| Data rows |
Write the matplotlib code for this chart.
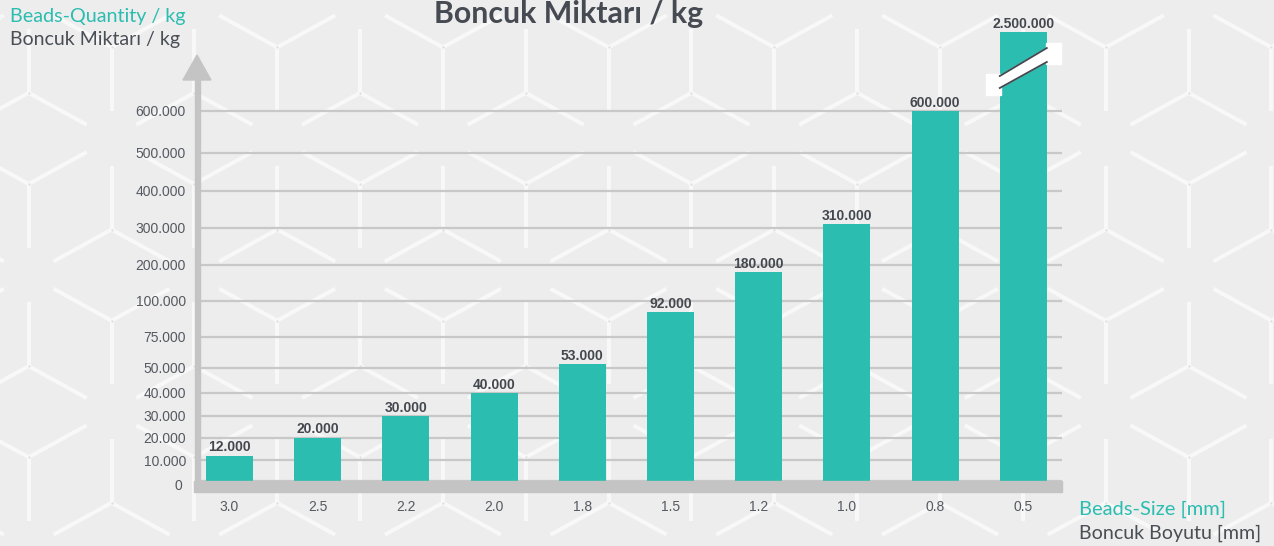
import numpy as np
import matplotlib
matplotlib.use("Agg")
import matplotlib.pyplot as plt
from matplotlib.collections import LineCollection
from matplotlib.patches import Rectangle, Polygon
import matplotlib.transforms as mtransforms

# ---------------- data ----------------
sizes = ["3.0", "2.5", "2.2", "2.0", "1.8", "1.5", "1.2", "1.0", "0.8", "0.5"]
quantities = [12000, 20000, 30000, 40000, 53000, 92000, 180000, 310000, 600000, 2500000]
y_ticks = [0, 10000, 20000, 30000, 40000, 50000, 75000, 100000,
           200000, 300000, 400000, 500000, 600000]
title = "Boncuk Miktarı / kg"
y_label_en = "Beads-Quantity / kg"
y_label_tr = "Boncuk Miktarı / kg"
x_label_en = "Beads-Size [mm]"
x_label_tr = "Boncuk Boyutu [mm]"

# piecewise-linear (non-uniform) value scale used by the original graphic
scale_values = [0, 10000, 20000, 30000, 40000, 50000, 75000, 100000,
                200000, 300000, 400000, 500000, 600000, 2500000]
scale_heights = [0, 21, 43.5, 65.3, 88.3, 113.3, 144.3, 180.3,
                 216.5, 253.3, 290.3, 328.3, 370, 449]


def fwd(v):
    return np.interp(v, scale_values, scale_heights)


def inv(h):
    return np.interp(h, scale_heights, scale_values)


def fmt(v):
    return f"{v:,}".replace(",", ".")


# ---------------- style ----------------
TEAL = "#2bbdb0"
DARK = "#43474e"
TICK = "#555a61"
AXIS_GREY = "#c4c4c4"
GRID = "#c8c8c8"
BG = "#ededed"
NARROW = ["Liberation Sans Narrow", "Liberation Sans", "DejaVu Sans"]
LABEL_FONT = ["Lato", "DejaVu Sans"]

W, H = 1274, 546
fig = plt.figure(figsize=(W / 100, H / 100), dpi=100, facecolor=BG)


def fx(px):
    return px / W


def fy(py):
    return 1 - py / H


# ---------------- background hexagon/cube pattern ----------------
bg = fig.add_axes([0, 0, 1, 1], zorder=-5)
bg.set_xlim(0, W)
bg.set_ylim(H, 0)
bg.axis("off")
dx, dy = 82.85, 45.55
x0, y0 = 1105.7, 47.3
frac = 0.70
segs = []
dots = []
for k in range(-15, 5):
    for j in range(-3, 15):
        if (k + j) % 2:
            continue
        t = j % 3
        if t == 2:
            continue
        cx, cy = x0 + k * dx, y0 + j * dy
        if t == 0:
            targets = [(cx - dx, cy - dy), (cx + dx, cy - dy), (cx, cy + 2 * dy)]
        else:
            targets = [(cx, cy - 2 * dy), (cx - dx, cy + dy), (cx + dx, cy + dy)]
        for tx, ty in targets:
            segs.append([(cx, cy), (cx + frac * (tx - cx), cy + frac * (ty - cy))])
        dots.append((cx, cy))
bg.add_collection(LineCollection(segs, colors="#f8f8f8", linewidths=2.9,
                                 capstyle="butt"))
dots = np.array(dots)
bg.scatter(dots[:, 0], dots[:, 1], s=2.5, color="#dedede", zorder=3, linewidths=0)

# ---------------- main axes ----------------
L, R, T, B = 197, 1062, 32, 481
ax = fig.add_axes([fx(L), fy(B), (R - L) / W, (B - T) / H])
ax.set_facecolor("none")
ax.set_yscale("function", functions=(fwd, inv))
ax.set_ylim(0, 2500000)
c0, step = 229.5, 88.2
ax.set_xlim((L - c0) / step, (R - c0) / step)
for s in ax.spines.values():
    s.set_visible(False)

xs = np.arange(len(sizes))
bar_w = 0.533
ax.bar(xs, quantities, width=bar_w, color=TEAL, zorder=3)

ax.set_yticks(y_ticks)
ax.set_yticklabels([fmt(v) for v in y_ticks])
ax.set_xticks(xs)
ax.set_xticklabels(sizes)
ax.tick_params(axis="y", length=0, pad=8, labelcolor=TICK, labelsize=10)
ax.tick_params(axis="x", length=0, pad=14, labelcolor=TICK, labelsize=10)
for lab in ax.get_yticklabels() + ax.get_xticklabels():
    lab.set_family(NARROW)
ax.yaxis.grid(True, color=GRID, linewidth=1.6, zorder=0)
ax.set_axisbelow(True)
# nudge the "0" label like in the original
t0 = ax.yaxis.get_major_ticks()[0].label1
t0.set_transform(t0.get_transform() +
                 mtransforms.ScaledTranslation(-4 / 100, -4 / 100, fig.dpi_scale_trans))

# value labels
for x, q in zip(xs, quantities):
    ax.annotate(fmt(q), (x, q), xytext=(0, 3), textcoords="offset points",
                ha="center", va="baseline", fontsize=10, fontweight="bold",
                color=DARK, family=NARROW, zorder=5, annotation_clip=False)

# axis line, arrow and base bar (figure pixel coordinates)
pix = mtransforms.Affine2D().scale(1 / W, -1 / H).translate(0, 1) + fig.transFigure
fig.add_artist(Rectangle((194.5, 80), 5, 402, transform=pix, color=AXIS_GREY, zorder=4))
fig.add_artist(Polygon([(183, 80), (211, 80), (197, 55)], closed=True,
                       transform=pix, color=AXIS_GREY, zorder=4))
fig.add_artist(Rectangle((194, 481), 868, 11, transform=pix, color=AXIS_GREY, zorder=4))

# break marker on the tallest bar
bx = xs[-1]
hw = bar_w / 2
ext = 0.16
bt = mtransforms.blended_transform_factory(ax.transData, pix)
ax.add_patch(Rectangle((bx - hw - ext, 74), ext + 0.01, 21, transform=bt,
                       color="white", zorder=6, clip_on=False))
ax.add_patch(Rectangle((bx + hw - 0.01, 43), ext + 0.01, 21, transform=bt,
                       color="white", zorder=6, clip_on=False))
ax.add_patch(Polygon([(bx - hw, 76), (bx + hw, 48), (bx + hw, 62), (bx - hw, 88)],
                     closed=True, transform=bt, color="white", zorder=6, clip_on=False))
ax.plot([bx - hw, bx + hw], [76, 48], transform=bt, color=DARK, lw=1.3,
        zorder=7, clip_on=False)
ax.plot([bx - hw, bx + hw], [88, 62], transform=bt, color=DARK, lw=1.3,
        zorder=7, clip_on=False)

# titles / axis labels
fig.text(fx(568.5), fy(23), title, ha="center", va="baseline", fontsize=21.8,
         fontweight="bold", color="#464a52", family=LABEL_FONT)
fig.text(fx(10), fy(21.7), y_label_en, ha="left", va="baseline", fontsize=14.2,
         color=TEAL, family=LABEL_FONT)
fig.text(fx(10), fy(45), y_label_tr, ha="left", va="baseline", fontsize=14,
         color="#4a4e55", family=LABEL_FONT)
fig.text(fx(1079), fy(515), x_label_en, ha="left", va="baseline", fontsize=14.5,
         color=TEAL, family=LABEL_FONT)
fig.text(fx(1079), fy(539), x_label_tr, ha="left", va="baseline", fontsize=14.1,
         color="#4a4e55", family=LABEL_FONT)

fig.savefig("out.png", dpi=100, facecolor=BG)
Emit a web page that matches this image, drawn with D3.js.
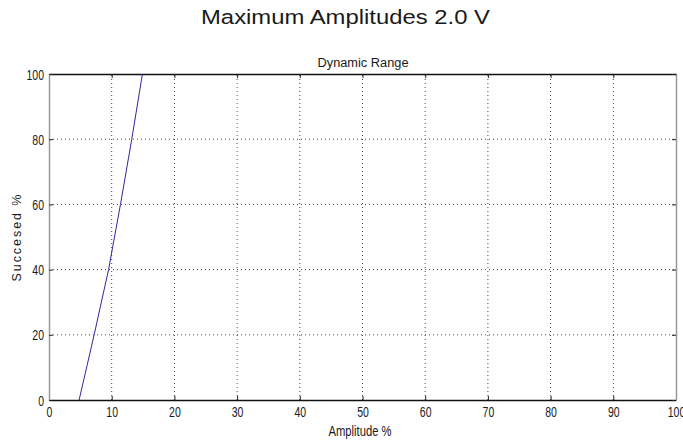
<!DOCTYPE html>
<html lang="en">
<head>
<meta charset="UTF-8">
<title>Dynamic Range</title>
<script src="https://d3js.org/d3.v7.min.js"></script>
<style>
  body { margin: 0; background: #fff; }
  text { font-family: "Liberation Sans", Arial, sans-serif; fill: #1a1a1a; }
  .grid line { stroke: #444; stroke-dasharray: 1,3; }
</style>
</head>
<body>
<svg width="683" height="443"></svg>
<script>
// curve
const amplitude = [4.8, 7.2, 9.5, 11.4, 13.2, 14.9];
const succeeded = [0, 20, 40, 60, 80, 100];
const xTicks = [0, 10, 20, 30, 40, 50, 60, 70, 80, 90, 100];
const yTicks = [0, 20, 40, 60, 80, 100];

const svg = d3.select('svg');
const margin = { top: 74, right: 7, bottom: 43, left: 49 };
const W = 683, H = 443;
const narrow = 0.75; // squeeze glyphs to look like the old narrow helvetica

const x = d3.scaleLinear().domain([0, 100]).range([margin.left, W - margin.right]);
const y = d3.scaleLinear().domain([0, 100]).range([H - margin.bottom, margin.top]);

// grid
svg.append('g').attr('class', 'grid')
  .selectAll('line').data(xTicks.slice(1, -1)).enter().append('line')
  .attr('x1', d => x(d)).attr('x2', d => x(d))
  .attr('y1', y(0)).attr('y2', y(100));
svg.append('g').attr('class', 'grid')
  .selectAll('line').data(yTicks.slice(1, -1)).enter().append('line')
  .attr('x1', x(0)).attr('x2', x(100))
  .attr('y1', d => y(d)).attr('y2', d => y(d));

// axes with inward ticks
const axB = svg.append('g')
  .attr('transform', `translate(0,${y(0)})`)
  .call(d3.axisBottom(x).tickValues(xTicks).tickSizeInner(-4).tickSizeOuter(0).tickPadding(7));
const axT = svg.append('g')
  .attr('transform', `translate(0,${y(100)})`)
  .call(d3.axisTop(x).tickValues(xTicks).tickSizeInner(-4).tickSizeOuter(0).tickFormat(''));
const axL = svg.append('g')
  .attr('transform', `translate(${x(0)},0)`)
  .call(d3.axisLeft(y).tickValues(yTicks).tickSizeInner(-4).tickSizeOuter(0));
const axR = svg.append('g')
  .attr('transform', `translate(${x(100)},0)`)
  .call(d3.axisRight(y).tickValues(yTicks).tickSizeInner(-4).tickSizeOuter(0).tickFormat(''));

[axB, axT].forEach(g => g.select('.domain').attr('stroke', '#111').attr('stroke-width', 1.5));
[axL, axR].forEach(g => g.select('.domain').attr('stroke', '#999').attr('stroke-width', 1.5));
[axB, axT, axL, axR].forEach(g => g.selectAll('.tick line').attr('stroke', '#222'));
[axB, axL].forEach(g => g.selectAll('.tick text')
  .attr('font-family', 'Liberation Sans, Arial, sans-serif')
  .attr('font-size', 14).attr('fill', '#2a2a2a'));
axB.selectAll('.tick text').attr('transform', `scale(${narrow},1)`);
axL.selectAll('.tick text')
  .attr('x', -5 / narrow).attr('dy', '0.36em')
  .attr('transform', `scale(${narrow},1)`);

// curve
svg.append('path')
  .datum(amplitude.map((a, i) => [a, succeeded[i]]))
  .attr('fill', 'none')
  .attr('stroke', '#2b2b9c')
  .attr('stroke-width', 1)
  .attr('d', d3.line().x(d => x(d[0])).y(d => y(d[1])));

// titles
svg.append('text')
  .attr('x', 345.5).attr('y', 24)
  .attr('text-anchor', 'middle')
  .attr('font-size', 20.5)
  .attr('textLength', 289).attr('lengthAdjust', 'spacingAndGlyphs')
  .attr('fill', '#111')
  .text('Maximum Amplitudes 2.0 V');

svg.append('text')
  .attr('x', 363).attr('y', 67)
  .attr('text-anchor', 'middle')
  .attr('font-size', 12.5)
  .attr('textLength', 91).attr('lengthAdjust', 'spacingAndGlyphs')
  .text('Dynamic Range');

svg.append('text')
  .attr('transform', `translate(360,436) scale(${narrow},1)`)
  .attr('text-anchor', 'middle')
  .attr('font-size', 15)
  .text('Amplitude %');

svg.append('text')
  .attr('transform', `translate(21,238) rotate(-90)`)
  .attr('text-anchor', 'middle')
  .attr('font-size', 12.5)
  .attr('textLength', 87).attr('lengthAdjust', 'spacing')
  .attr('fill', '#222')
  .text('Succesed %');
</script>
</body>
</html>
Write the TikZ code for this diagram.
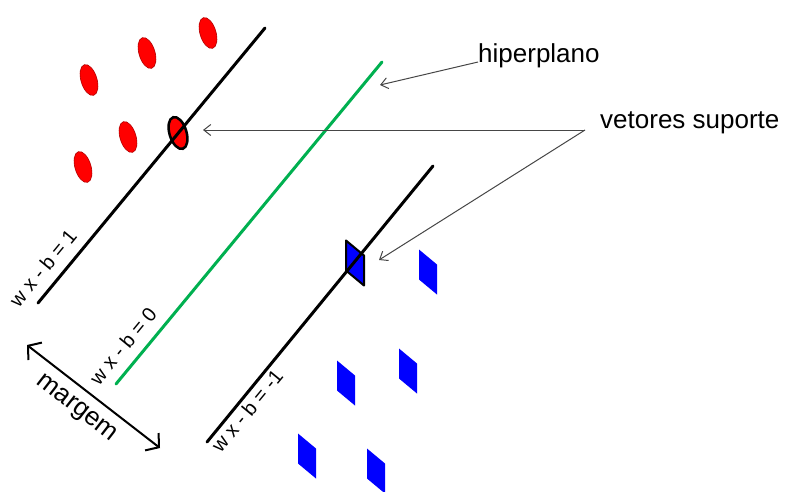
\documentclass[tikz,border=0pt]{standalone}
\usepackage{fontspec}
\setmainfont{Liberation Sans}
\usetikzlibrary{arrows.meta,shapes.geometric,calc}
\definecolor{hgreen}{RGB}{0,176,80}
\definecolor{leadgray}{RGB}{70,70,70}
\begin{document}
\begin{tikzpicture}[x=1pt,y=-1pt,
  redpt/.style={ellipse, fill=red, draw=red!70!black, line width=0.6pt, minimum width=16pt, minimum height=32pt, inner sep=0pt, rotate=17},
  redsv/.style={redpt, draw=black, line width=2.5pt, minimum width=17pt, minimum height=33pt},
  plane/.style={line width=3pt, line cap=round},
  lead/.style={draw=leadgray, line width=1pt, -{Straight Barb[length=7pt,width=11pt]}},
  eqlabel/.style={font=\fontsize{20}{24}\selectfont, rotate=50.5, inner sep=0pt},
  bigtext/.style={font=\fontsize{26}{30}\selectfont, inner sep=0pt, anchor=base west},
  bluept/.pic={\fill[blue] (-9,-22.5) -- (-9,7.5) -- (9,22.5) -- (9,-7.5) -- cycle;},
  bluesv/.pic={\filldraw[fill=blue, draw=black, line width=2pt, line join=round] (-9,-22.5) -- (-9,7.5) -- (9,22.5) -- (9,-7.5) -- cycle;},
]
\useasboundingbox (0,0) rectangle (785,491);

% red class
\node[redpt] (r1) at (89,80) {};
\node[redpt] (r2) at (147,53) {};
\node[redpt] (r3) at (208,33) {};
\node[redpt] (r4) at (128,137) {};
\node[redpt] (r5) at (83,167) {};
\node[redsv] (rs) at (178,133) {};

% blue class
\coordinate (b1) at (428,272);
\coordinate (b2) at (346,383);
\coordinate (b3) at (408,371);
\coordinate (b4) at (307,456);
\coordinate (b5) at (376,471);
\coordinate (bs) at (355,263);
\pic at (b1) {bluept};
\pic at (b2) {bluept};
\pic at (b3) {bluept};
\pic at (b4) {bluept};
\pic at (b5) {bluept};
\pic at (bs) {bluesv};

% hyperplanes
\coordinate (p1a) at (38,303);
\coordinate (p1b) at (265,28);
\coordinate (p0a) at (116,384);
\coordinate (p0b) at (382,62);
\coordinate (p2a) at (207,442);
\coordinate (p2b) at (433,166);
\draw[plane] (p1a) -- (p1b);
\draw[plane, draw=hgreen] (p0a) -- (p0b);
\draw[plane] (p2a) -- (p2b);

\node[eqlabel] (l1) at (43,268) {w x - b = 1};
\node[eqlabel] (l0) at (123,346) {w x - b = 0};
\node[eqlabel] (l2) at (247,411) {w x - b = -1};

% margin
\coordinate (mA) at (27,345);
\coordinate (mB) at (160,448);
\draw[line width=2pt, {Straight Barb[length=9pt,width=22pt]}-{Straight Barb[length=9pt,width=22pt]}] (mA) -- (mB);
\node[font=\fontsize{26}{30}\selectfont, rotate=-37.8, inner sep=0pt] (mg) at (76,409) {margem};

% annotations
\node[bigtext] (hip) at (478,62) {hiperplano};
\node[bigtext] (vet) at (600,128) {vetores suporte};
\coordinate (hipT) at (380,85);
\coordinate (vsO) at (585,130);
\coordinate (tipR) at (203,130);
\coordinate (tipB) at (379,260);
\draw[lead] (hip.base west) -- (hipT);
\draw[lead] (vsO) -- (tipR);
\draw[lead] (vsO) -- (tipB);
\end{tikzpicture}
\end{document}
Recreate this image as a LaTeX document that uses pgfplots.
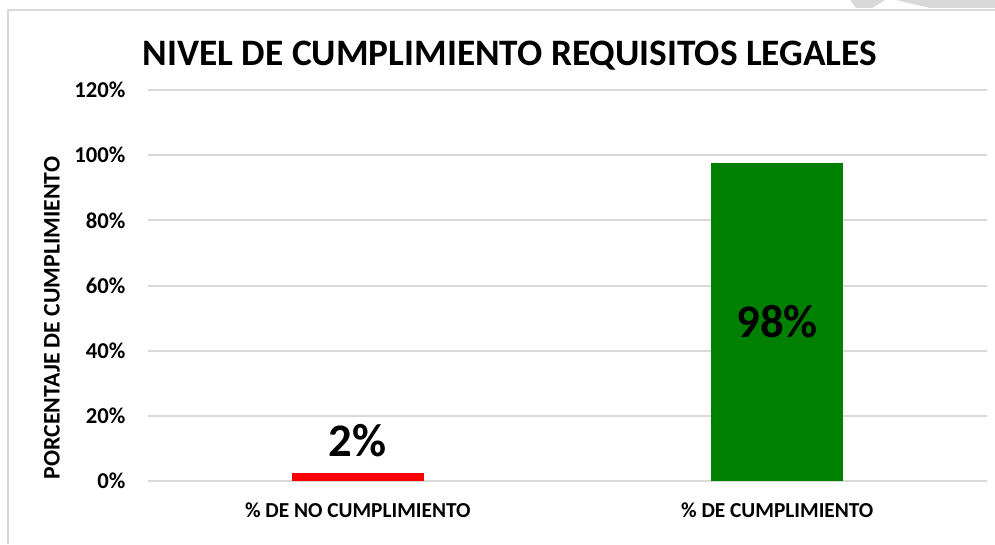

| Short exercise |
Which lines hold the word "code"? Copy all of them.

| Solution |
Write the matplotlib code for this chart.
Write the TikZ code for this diagram.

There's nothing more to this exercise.